Apple would sink if it had to support the hardware diversity Windows does, and it would add a whole lot of bloat to the OS supporting such a convoluted mass of devices. So, in a selfish sense, I don't want OS X to end up being tied to endless legacy spaces for years as Windows is.

Nevertheless, if Apple tunes OS X for its hardware only but leaves the EULA general enough and the kernel open, then the barrier for virtualising/abstracting OS X would be lowered while maintaining the technical solidity of Apple's all-in-one package. The hackintosh community already does a pretty impressive job of opening compatibility with numerous devices, the community would only grow to provide a linux like solution for those wanting a brilliant OS working on generic hardware. It wouldn't impact sales of mainstream Macs, and could actually stimulate them (just look at the high rate of eventual Mac purchases within the hackintosh community).

Carol: do a search on Leo4VMware, which seems to have been tailored for VMWare specifically. I haven't tried it out but several reports say it works fine on Core2duo-based hardware.

f0dder:
I thought OS X had artificial constricting to the hardware it will run on - which is why you have to either grab a pirate pre-patched torrent, do manual modification of OS files, or buy one of those new USB devices that do a lot of system hacking magic?

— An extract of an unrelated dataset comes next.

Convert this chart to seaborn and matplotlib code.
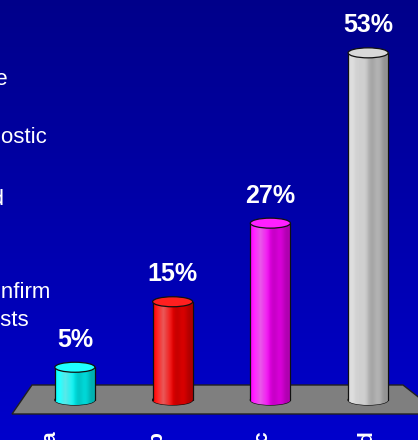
import numpy as np
import matplotlib
matplotlib.use("Agg")
import matplotlib.pyplot as plt
from matplotlib.patches import Ellipse, Polygon
from matplotlib.colors import to_rgb
import seaborn as sns

# chart data
categories = ["a", "b", "c", "d"]
values = [5, 15, 27, 53]
value_labels = ["5%", "15%", "27%", "53%"]
bar_colors = ["#00FFFF", "#FF0000", "#FF00FF", "#D4D4D4"]
legend_lines = ["a  Accurate and complete", "b  Not diagnostic", "c  Confirmed",
                "d  Needed to confirm", "further tests"]

sns.set_style("white")
plt.rcParams["font.family"] = ["Liberation Sans", "DejaVu Sans"]

W, H = 418, 440
fig = plt.figure(figsize=(W / 100, H / 100), dpi=100)

# blue slide background, darker at the top
bg = fig.add_axes([0, 0, 1, 1], zorder=-5)
grad = np.linspace(0, 1, 256)[:, None]
top_c = np.array(to_rgb("#00008A"))
bot_c = np.array(to_rgb("#0000CC"))
bg.imshow(top_c + (bot_c - top_c) * grad[..., None], aspect="auto", extent=[0, 1, 0, 1])
bg.axis("off")

# main plotting area: category spacing ~98 px, 6.55 px per percent
px_per_unit = 6.55
y_lo, y_hi = -40 / px_per_unit, (400 - 7) / px_per_unit
ax = fig.add_axes([26 / W, 0, 391 / W, (440 - 7) / H])
ax.set_facecolor("none")

bar_w = 0.41
sns.barplot(x=categories, y=values, hue=categories, palette=bar_colors,
            width=bar_w, legend=False, ax=ax, saturation=1, zorder=3)

# grey floor under the cylinders
def px2x(px):
    return (px - 26) / 97.75 - 0.5

def px2y(py):
    return (400 - py) / px_per_unit

floor = Polygon([(px2x(32), px2y(385)), (px2x(403), px2y(385)),
                 (px2x(440), px2y(414)), (px2x(12), px2y(414))],
                closed=True, facecolor="#7F7F7F", edgecolor="#202020", lw=1.0,
                zorder=1, clip_on=False)
ax.add_patch(floor)

cap_h = 10 / px_per_unit
n = 60
t = np.linspace(0, 1, n)
shade = 1.0 - 0.28 * t + 0.05 * np.sin(t * 19)
hilite = np.clip(0.35 - np.abs(t - 0.25) * 1.4, 0, None)

for patch, col, val, lab in zip(ax.patches, bar_colors, values, value_labels):
    x0 = patch.get_x()
    w = patch.get_width()
    h = patch.get_height()
    base = np.array(to_rgb(col))
    strip = base[None, :] * shade[:, None]
    strip = strip + (1 - strip) * hilite[:, None]
    img = np.clip(strip, 0, 1)[None, :, :]
    patch.set_edgecolor("none")

    # rounded base of the cylinder
    bottom = Ellipse((x0 + w / 2, 0), w, cap_h, facecolor=col, edgecolor="#101010",
                     lw=0.9, zorder=2)
    ax.add_patch(bottom)
    im_b = ax.imshow(img, aspect="auto", extent=(x0, x0 + w, -cap_h, cap_h), zorder=2.5)
    im_b.set_clip_path(bottom)

    # body
    im = ax.imshow(img, aspect="auto", extent=(x0, x0 + w, 0, h), zorder=3.5)
    im.set_clip_path(patch)
    ax.plot([x0, x0], [0, h], color="#101010", lw=0.9, zorder=4)
    ax.plot([x0 + w, x0 + w], [0, h], color="#101010", lw=0.9, zorder=4)

    # top cap
    cap_col = base + (1 - base) * 0.12
    ax.add_patch(Ellipse((x0 + w / 2, h), w, cap_h, facecolor=cap_col,
                         edgecolor="#101010", lw=0.9, zorder=5))

    ax.text(x0 + w / 2, val + 4.2, lab, ha="center", va="center", color="white",
            fontsize=18, fontweight="bold", zorder=6)

ax.set_xlim(-0.5, 3.5)
ax.set_ylim(y_lo, y_hi)
ax.axis("off")

# category labels along the front edge of the floor, running off the bottom
ax2 = fig.add_axes([-3 / W, 14 / H, 423 / W, 0.001])
ax2.set_facecolor("none")
ax2.set_xlim(-0.5, 3.5)
ax2.set_xticks(range(len(categories)))
ax2.set_xticklabels(categories, rotation=90, color="white", fontsize=15, fontweight="bold")
ax2.tick_params(axis="x", length=0, pad=4)
ax2.set_yticks([])
for s in ax2.spines.values():
    s.set_visible(False)

# legend text block running off the left edge
legend_pos = [(8, 79), (47, 137), (4, 199), (50, 293), (29, 321)]
for txt, (xr, yc) in zip(legend_lines, legend_pos):
    fig.text(xr / W, 1 - yc / H, txt, ha="right", va="center", color="white", fontsize=16)

fig.savefig("out.png", dpi=100)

Apple would sink if it had to support the hardware diversity Windows does, and it would add a whole lot of bloat to the OS supporting such a convoluted mass of devices. So, in a selfish sense, I don't want OS X to end up being tied to endless legacy spaces for years as Windows is.
--- End quote ---
Why would it add bloat? Afaik OS X is pretty modular, so it would just be the addition of a few modules. On windows (and linux?) both ATI and NVidia support pretty much all their cards (except really old ones) via unified drivers...

As for other types of devices, you already have the need for the supporting "framework" (printer management, wlan management, sound management etc.) so all you need are relatively small individual driver modules - not entire "bloated" subsystems.

Apple isn't interested in making their system open - and it certainly isn't right now. AES-encrypting of modules, hiding the encryption keys, etc... that's in a sense even worse than Win64's patchguard. At least patchguard's justification (apart from protection DRM subsystems) is making exploits harder. Apple's system? To prevent people from running custom kernels.

MrCrispy:
The only reason Apple goes to extreme lengths to prevent you from running OSX on Intel hardware is that if they didn't, there would be no reason to buy overpriced Mac hardware which is 100% identical to any pc clone (except for some minor design features). The value proposition of Apple lies in OSX, their apps and the software experience, and it makes sense that they want to protect it.

And apart from this, Apple is just about the most closed, paranoid and secretive company out there, they carefully cultivate a 'cult of Mac' and would not want to let in the 'lowly' pc users who they make fun of in their ads.